Das Finanzgericht Münster hat mit Urteil vom 2. September 2024 entschieden, dass eine Ausbildungsstätte nicht als erste Tätigkeitsstätte gilt, wenn ein Beamter im Wege einer mehrfach verlängerten Versetzung über mehrere Jahre an der Ausbildungsstätte eingesetzt wird. Diese Entscheidung betraf den Fall zweier Beamter, die von ihrem Dienstort auf eine befristete Lehrtätigkeit an eine Ausbildungsstätte versetzt wurden.
Hintergrund des Falls
Die Kläger, zwei Beamte des Landes Nordrhein-Westfalen, wurden im Jahr 2012 bzw. 2013 an eine Ausbildungsstätte versetzt. Ursprünglich war die Versetzung auf vier Jahre befristet, jedoch wurde diese mehrfach um jeweils zwei Jahre verlängert. In ihrer Einkommensteuererklärung für 2020 machten sie die Fahrten zur Ausbildungsstätte als Reisekosten geltend, da sie die Ausbildungsstätte nicht als ihre erste Tätigkeitsstätte ansahen. Das Finanzamt hingegen berücksichtigte nur die Entfernungspauschale und ging davon aus, dass die Ausbildungsstätte die erste Tätigkeitsstätte sei.
Entscheidung des Gerichts
Der 15. Senat des Finanzgerichts Münster entschied zugunsten der Kläger und erkannte die Fahrten als Reisekosten an. Nach der gesetzlichen Regelung werde die erste Tätigkeitsstätte vorrangig durch die arbeits- oder dienstrechtliche Zuordnung des Arbeitnehmers bestimmt. Da im vorliegenden Fall keine dauerhafte Zuordnung zur Ausbildungsstätte vorlag, sondern lediglich eine befristete Versetzung, sei die Ausbildungsstätte nicht als erste Tätigkeitsstätte anzusehen. Die Kläger wurden ursprünglich für einen Zeitraum von vier Jahren versetzt, und auch die anschließenden Verlängerungen änderten nichts daran, dass der Einsatz nur befristet war.
Begründung
Das Gericht stellte klar, dass nach § 9 Abs. 4 Satz 3 EStG eine dauerhafte Zuordnung vorliegen muss, um von einer ersten Tätigkeitsstätte sprechen zu können. Da die Kläger ursprünglich nur befristet versetzt wurden, sah das Finanzgericht die Ausbildungsstätte nicht als dauerhafte erste Tätigkeitsstätte an. Auch der Umstand, dass die Kläger über mehrere Jahre regelmäßig an der Ausbildungsstätte tätig waren, änderte nichts an der steuerlichen Beurteilung, da diese Beurteilung aus einer ex-ante-Perspektive zu erfolgen habe.

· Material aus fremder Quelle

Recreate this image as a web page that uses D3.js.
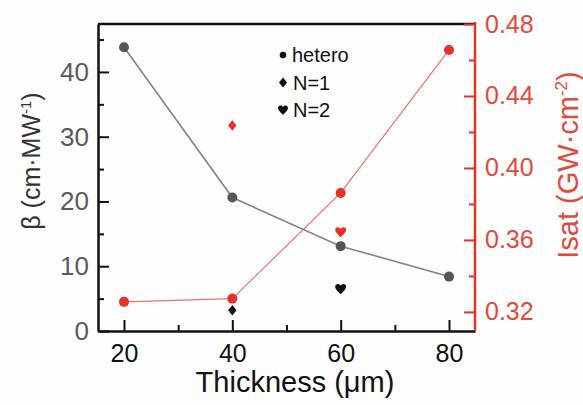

Das Finanzgericht stellte zudem fest, dass der flexible und befristete Einsatz der Kläger im Konzept des Dienstherrn vorgesehen war, wodurch eine dauerhafte Zuordnung zur Ausbildungsstätte ausgeschlossen war.
Fazit
Die Entscheidung des Finanzgerichts Münster zeigt, dass eine zeitlich befristete Versetzung an eine Ausbildungsstätte, selbst bei mehrmaliger Verlängerung, nicht automatisch zur Annahme einer ersten Tätigkeitsstätte führt. Dies hat zur Folge, dass die Fahrten zur Ausbildungsstätte weiterhin als Reisekosten absetzbar sind, was insbesondere für Beamte mit befristeten Einsätzen von Bedeutung ist.
Das Gericht hat die Revision zum Bundesfinanzhof zugelassen, sodass in Zukunft noch eine abschließende Klärung durch das höchste deutsche Finanzgericht erfolgen könnte.